A reasonable, science-based sulfate standard is the key.
The United Steelworkers and United States Steel have a long history of working together on issues that affect Minnesota’s cherished lakes and countryside, while keeping in mind the importance of preserving the state’s century-long tradition of iron mining. In recent weeks, Minnesotans have heard about multiyear, state-funded scientific research initiated by the Minnesota Pollution Control Agency on the effects of sulfate on wild rice production. The MPCA is soon expected to recommend a standard for sulfate levels in waters used for the production of wild rice.
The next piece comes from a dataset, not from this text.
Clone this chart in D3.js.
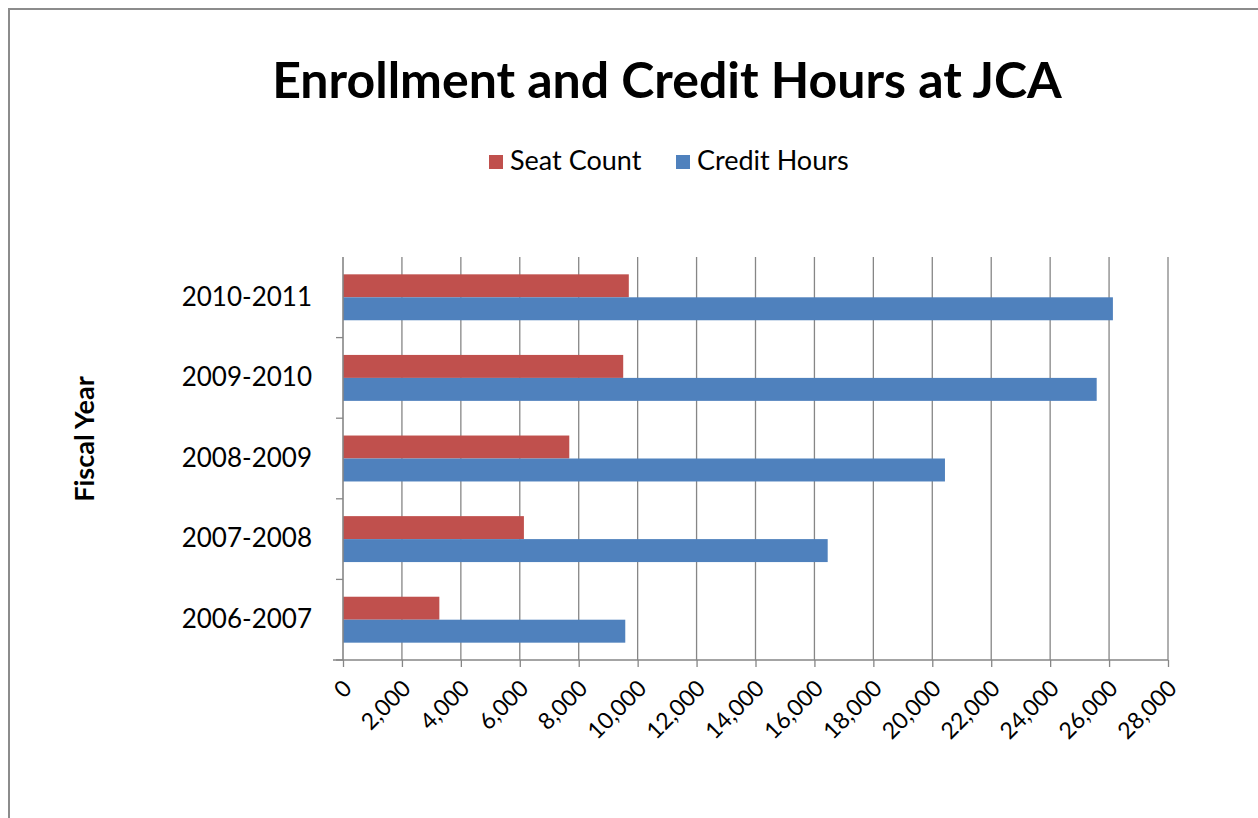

We support science-based evidence to help Minnesota protect its important natural resource of wild rice. The state-funded research clearly shows that the current wild rice sulfate standard of 10 milligrams per liter — which has never been enforced — is not scientifically supported. This standard was enacted in the 1970s based on observational data from the 1940s. Not only is imposing this 40-year-old standard unnecessary, but it places at risk the future of a healthy taconite mining industry in Minnesota.
Most Minnesotans know United States Steel’s Minnesota ore operations for producing an abundance of the iron ore required by the North American steel industry. We are where steelmaking begins, and we are the reason for the name “Iron Range.” But many aren’t aware of our commitment to meeting high environmental standards at our Minntac and Keetac mines. We do this not just because it makes good business sense, but because our 1,900 employees, their families, and the local businesses that supply services to the mines also want to enjoy the high quality of life of northeastern Minnesota. In the past decade alone, United States Steel has invested more than $125 million in environmental improvements at Minntac and Keetac. We plan to continue these investments and run the operations in a safe, environmentally responsible manner.
We serve as co-chairs of the Iron Ore Alliance, a joint initiative between United States Steel and the United Steelworkers. This type of alliance between business and labor is rare for industrial America. But we join to advance our unified goal to continue to mine, employ and invest in Minnesota. The wrong sulfate standard could put this goal in jeopardy.
It is our hope that we can continue to work with the MPCA, the Minnesota Legislature and other stakeholders to develop a revised wild rice sulfate standard, based on modern science, that will protect an important natural and cultural resource, and allow for continued operations and growth in Minnesota’s iron-mining industry.
Chris Masciantonio is general manager for governmental affairs at United States Steel. John Rebrovich is subdistrict director of United Steelworkers District 11. They are co-chairs of the Iron Ore Alliance.